Project Ideas¶

Here are a few ideas for the course project (to be done in groups of 3). These are very high-level suggestions, and you will have to “fill in the gaps”. Feel free to discuss possible directions with the instructor.

Note

If you are currently working on a research project, as part of a different course or towards your MS/PhD thesis, and you would like to use that for the course project, please discuss with the instructor. This will be allowed, as long as a clear project plan is presented along with a discussion on how the course project will be different from the original research project.
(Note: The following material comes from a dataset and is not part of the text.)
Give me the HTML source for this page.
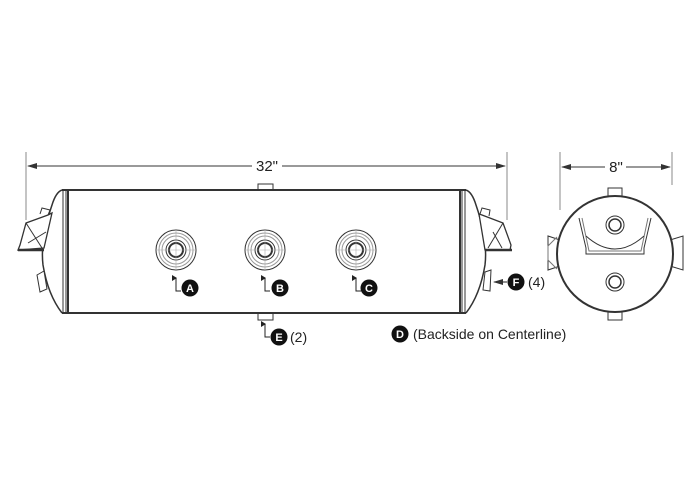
<!DOCTYPE html>
<html><head><style>
html,body{margin:0;padding:0;background:#fff;width:700px;height:496px;overflow:hidden}
svg{display:block}
text{font-family:"Liberation Sans",sans-serif;fill:#222}
</style></head><body>
<svg width="700" height="496" viewBox="0 0 700 496" xmlns="http://www.w3.org/2000/svg">
<defs>
<marker id="ar" markerWidth="10" markerHeight="8" refX="9" refY="4" orient="auto" markerUnits="userSpaceOnUse"><path d="M0,1 L10,4 L0,7 Z" fill="#333"/></marker>
<marker id="sa" markerWidth="6" markerHeight="6" refX="3" refY="1" orient="auto" markerUnits="userSpaceOnUse"><path d="M0,5 L3,0 L6,5 Z" fill="#222"/></marker>
</defs>
<g stroke="#333" fill="none" stroke-width="1">
<line x1="26" y1="152" x2="26" y2="220" stroke="#888"/>
<line x1="507" y1="152" x2="507" y2="220" stroke="#888"/>
<line x1="252" y1="166" x2="28" y2="166" marker-end="url(#ar)"/>
<line x1="282" y1="166" x2="505" y2="166" marker-end="url(#ar)"/>
<rect x="68" y="190" width="392" height="123" stroke-width="2"/>
<line x1="62" y1="190" x2="68" y2="190" stroke-width="2"/>
<line x1="62" y1="313" x2="68" y2="313" stroke-width="2"/>
<line x1="460" y1="190" x2="466" y2="190" stroke-width="2"/>
<line x1="460" y1="313" x2="466" y2="313" stroke-width="2"/>
<line x1="63" y1="190" x2="63" y2="313"/><line x1="66" y1="190" x2="66" y2="313"/>
<line x1="462" y1="190" x2="462" y2="313"/><line x1="465" y1="190" x2="465" y2="313"/>
<path d="M62,190 Q56,192 52,205 Q40,240 43,265 Q48,295 62,313" stroke-width="1.5"/>
<path d="M26,223 L48,215 L52,213 L44,248 L18,250 L20,245 Z" stroke-width="1.3" fill="#fff"/>
<line x1="18" y1="250" x2="44" y2="250" stroke-width="2.5"/>
<line x1="26" y1="223" x2="42" y2="248"/><line x1="28" y1="243" x2="46" y2="232"/>
<path d="M40,214 L42,208 L50,210 L48,215"/>
<path d="M37,275 L44,271 L47,289 L40,292 Z" fill="#fff"/>
<path d="M466,190 Q472,192 476,205 Q488,240 485,265 Q480,295 466,313" stroke-width="1.5"/>
<path d="M482,215 L503,223 L511,245 L510,250 L485,250 L479,214 Z" stroke-width="1.3" fill="#fff"/>
<line x1="485" y1="250" x2="512" y2="250" stroke-width="2.5"/>
<line x1="503" y1="223" x2="488" y2="248"/><line x1="493" y1="232" x2="502" y2="248"/>
<path d="M480,214 L482,208 L490,210 L489,216"/>
<path d="M485,272 L491,270 L490,291 L483,290 Z" fill="#fff"/>
<rect x="258" y="184" width="15" height="6"/>
<rect x="258" y="313" width="15" height="7"/>
<g id="p">
<circle cx="176" cy="250" r="20"/><circle cx="176" cy="250" r="17" stroke="#999"/><circle cx="176" cy="250" r="14" stroke="#999"/>
<circle cx="176" cy="250" r="10"/><circle cx="176" cy="250" r="7" stroke-width="2"/>
<line x1="156" y1="250" x2="196" y2="250" stroke="#aaa" stroke-width=".6"/>
<line x1="176" y1="230" x2="176" y2="270" stroke="#aaa" stroke-width=".6"/>
</g>
<use href="#p" x="89"/><use href="#p" x="180"/>
<path d="M176,278 L176,291 L181,291" stroke="#222" marker-start="url(#sa)"/>
<path d="M265,278 L265,291 L270,291" stroke="#222" marker-start="url(#sa)"/>
<path d="M356,278 L356,291 L361,291" stroke="#222" marker-start="url(#sa)"/>
<path d="M265,324 L265,337 L270,337" stroke="#222" marker-start="url(#sa)"/>
<line x1="507" y1="282" x2="494" y2="282" stroke="#222" marker-end="url(#ar)" />
<!-- side view -->
<line x1="560" y1="152" x2="560" y2="210" stroke="#888"/>
<line x1="672" y1="152" x2="672" y2="185" stroke="#888"/>
<line x1="605" y1="167" x2="562" y2="167" marker-end="url(#ar)"/>
<line x1="626" y1="167" x2="670" y2="167" marker-end="url(#ar)"/>
<rect x="608" y="188" width="14" height="8"/>
<rect x="608" y="312" width="14" height="8"/>
<path d="M560,240 L548,236 L548,270 L560,266" fill="#fff"/>
<path d="M557,237 L548,246 L548,260 L557,269" stroke="#777"/>
<path d="M670,240 L683,236 L683,270 L670,266" fill="#fff"/>
<circle cx="615" cy="254" r="58" stroke-width="2" fill="#fff"/>
<path d="M579,218 L586,248 L586,254 L644,254 L644,248 L651,218" />
<path d="M582,218 L589,251 L641,251 L648,218" stroke="#777"/>
<path d="M586,236 Q615,262 644,236"/>
<circle cx="615" cy="225" r="9"/><circle cx="615" cy="225" r="6" stroke-width="1.5"/>
<circle cx="615" cy="282" r="9"/><circle cx="615" cy="282" r="6" stroke-width="1.5"/>
</g>
<g font-size="15">
<text x="267" y="171" text-anchor="middle">32"</text>
<text x="616" y="172" text-anchor="middle">8"</text>
</g>
<g fill="#111">
<circle cx="190" cy="288" r="8.5"/><circle cx="280" cy="288" r="8.5"/><circle cx="369" cy="288" r="8.5"/>
<circle cx="279" cy="337" r="8.5"/><circle cx="516" cy="282" r="8.5"/><circle cx="400" cy="334" r="8.5"/>
</g>
<g font-size="11" font-weight="bold" text-anchor="middle">
<text x="190" y="292" style="fill:#fff">A</text><text x="280" y="292" style="fill:#fff">B</text><text x="369" y="292" style="fill:#fff">C</text>
<text x="279" y="341" style="fill:#fff">E</text><text x="516" y="286" style="fill:#fff">F</text><text x="400" y="338" style="fill:#fff">D</text>
</g>
<g font-size="14">
<text x="290" y="342">(2)</text>
<text x="528" y="287">(4)</text>
<text x="413" y="339">(Backside on Centerline)</text>
</g>
</svg>
</body></html>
Optimal model selection with Gaussian processes¶

Choose a problem that you like (connected to your research, or some publicly available data set) and apply GP learning to it. You can choose a regression, classification, or a dimensionality reduction problem. Determine the optimal kernel for the task. How will you model any structural relationships (temporal, spatial, network-based) in the data?

Scaling Gaussian Processes¶

One of the key challenges with GP learning is the computational complexity. In this course, we will discuss several strategies to the alleviate that issue. Choose a big problem and apply different scaling strategies. What impact does each have on the computational complexity and the accuracy of the model.

Bayesian optimization using Gaussian Processes¶

Bayesian optimization is an optimization strategy that can be used when one cannot calculate the gradient of a function, and it has some strong applications in hyper-parameter tuning for machine learning algorithms, including deep neural networks. Central to Bayesian optimization is the use of GP to approximate the objective function. Demonstrate the use of GP for Bayesian optimization, using a real-world problem and a machine learning algorithm, on the task of identifying the best hyper-parameters.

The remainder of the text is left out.